Even worse were findings from an audit completed last year on Lopez's contract compliance. It concluded that Lopez failed to complete key contract provisions, such as building a driving range, hiring a PGA-certified pro and paying for water use. (To be fair, while the city announced it would start charging Lopez for water in 1999, it never sent a bill. In the two years following the edict, Lopez used $370,000 of water, according to the audit.)

The audit also criticized Lopez's bookkeeping, noting that the company had no supporting documentation for 84 percent of the renovations it claimed to have made.

The driving range still hasn't been built. And instead of pushing Lopez, the city waived the PGA pro requirement and decided not to charge for water after all, according to records. In a recent review, the city noted that charging for water use could lead course operators to save money by scrimping -- hardly a vote of confidence.

Art Lopez, who owns the company, defends his record. When he first won the contract, he says, the city had just rehabbed Glenbrook, so it "made no sense to tear it up to build a driving range." But now is the time, he says, and he's ready to go.

The city evidently agrees. At least three councilmembers say they know of other contractors interested in running Glenbrook, but in November the parks department asked City Council to re-sign with Lopez without taking other bids.

And if the old deal was good for Lopez, the new one is even sweeter. Consider:The old contract required council to sign off on any increase in greens fees. The new one lets Lopez make the call.

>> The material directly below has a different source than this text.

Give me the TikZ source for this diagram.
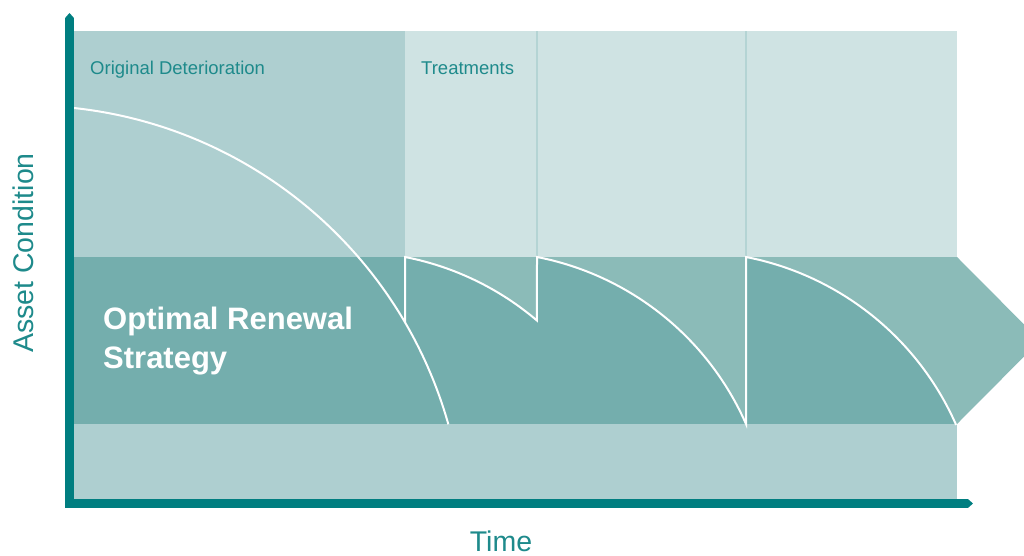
\documentclass[tikz,border=0pt]{standalone}
\usepackage{fontspec}
\setmainfont{Liberation Sans}
\usepackage{xcolor}
\usetikzlibrary{arrows.meta}
\definecolor{axisteal}{HTML}{007E80}
\definecolor{labelteal}{HTML}{1E8A8B}
\definecolor{origfill}{HTML}{AECFD0}
\definecolor{treatfill}{HTML}{CFE3E3}
\definecolor{bandlight}{HTML}{8BBBB8}
\definecolor{banddark}{HTML}{74AEAD}
\definecolor{sepcolor}{HTML}{B4D4D4}
\begin{document}
\begin{tikzpicture}[
x=1pt, y=1pt,
axisline/.style={draw=axisteal, line width=8.5pt, line join=miter, {Triangle[length=5pt,width=8.5pt]}-{Triangle[length=5pt,width=8.5pt]}},
curveline/.style={draw=white, line width=2pt, line join=miter},
sepline/.style={draw=sepcolor, line width=1.5pt},
smalllabel/.style={text=labelteal, inner sep=0pt, font=\fontsize{18.5}{22}\selectfont},
axislabel/.style={text=labelteal, inner sep=0pt, font=\fontsize{28.5}{34}\selectfont},
strategylabel/.style={text=white, inner sep=0pt, align=left, font=\fontsize{31}{39}\selectfont\bfseries},
]
\useasboundingbox (0,0) rectangle (1024,555);
\clip (0,0) rectangle (1024,555);

%Bands
\fill[origfill]  (74,298) rectangle (405,524);
\fill[treatfill] (405,298) rectangle (957,524);
\draw[sepline] (537,298) -- (537,524);
\draw[sepline] (746,298) -- (746,524);
\fill[banddark]  (74,131) rectangle (405,298);
\fill[bandlight] (405,131) -- (405,298) -- (957,298) -- (1040,214.5) -- (957,131) -- cycle;
\fill[banddark] (405,298) arc[start angle=79, end angle=49.6, radius=288.5] -- (537,131) -- (405,131) -- cycle;
\fill[banddark] (537,298) arc[start angle=79, end angle=23.75, radius=288.5] -- (537,131) -- cycle;
\fill[banddark] (746,298) arc[start angle=79, end angle=23.75, radius=290] -- (746,131) -- cycle;
\fill[origfill]  (74,56) rectangle (957,131);

%Curves
\draw[curveline] (74,447) arc[start angle=83.84, end angle=15.77, radius=437.8];
\draw[curveline] (405,232.9) -- (405,298) arc[start angle=79, end angle=49.6, radius=288.5]
  -- (537,298) arc[start angle=79, end angle=23.75, radius=288.5]
  -- (746,298) arc[start angle=79, end angle=23.75, radius=290];

%Labels
\node[smalllabel, anchor=base west] (origlabel)  at (90,480)  {Original Deterioration};
\node[smalllabel, anchor=base west] (treatlabel) at (421,480) {Treatments};
\node[strategylabel, anchor=north west] (strategy) at (103,248.5) {Optimal Renewal\\Strategy};
\node[axislabel, anchor=base, rotate=90] (ylabel) at (33,302) {Asset Condition};
\node[axislabel, anchor=base] (xlabel) at (501,4) {Time};

%Axes
\coordinate (ytip)   at (69.5,542);
\coordinate (origin) at (69.5,51.5);
\coordinate (xtip)   at (973,51.5);
\draw[axisline] (ytip) -- (origin) -- (xtip);
\end{tikzpicture}
\end{document}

The old contract required Lopez to pay the city an average of 9.2 percent of its revenues. The new one should average just 8 percent.

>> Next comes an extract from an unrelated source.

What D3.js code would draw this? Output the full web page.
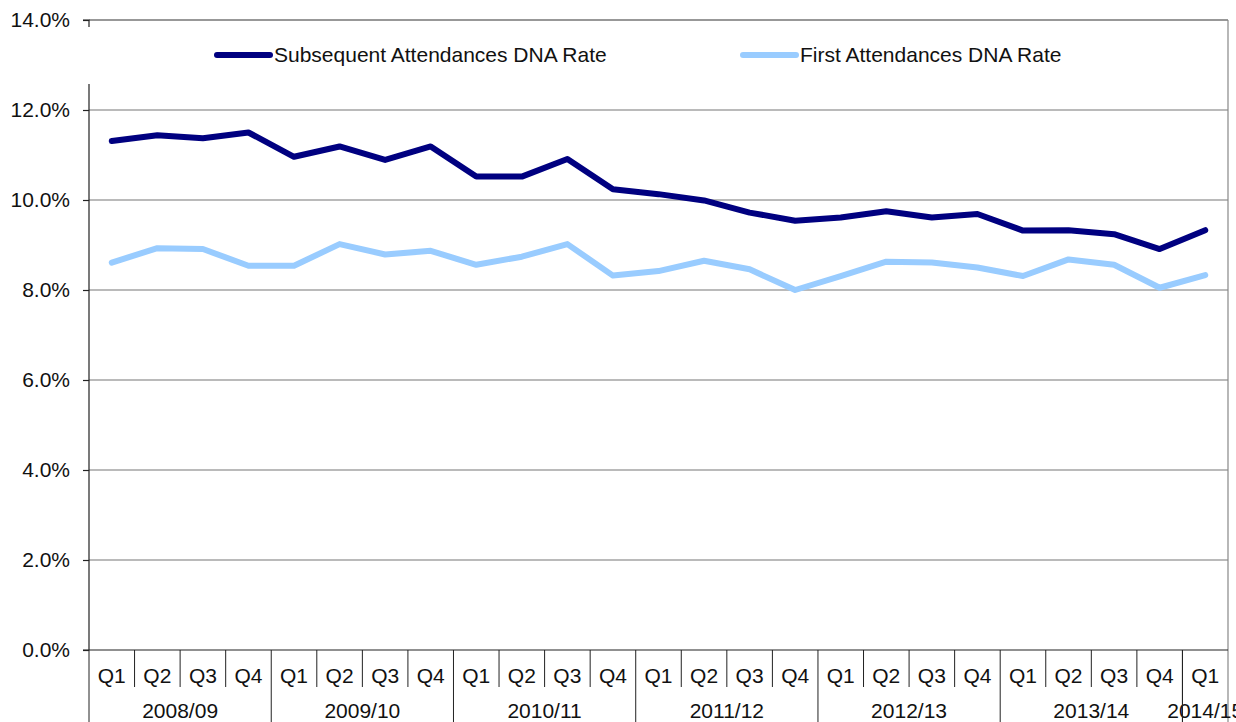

The old one allowed the city to charge Lopez for water. The new one doesn't.

Lopez defends the contract's terms: "My revenues are down. Golf is about 35 to 40 percent off," he says. "I'm not interested in making $20 million on this deal. I just want to break even." (Glenbrook grossed about $1.4 million in 2000, according to city records. From that total, Lopez paid the city $132,470; the company's profit would be anything left after covering salaries, supplies and other costs.)

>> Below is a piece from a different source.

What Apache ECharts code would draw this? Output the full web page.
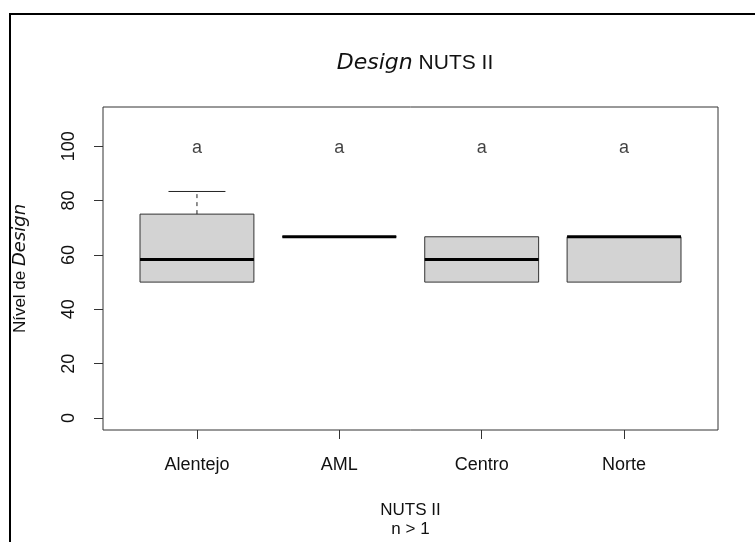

At-Large Councilman Gordon Quan found plenty to question about the contract proposal. Many contracts encourage productivity by offering contractors a bigger share of the purse when they earn higher profits. This one doesn't: Lopez must give the city 7.5 percent of profits up to $1 million; only after that does the city's percentage escalate.

There's also that driving range. The new contract simply states that Lopez should either build a range or spend $60,000 on something else. It never mentions that the "something else" was supposed to have been settled two years before and paid for under the old contract.

Finally, there was the issue of dropping the clause that would allow the city to terminate Lopez at its convenience.

Assistant City Attorney Jo Wiginton concedes that such clauses are standard in city contracts: "Our policy is that we always try to get language in there like that."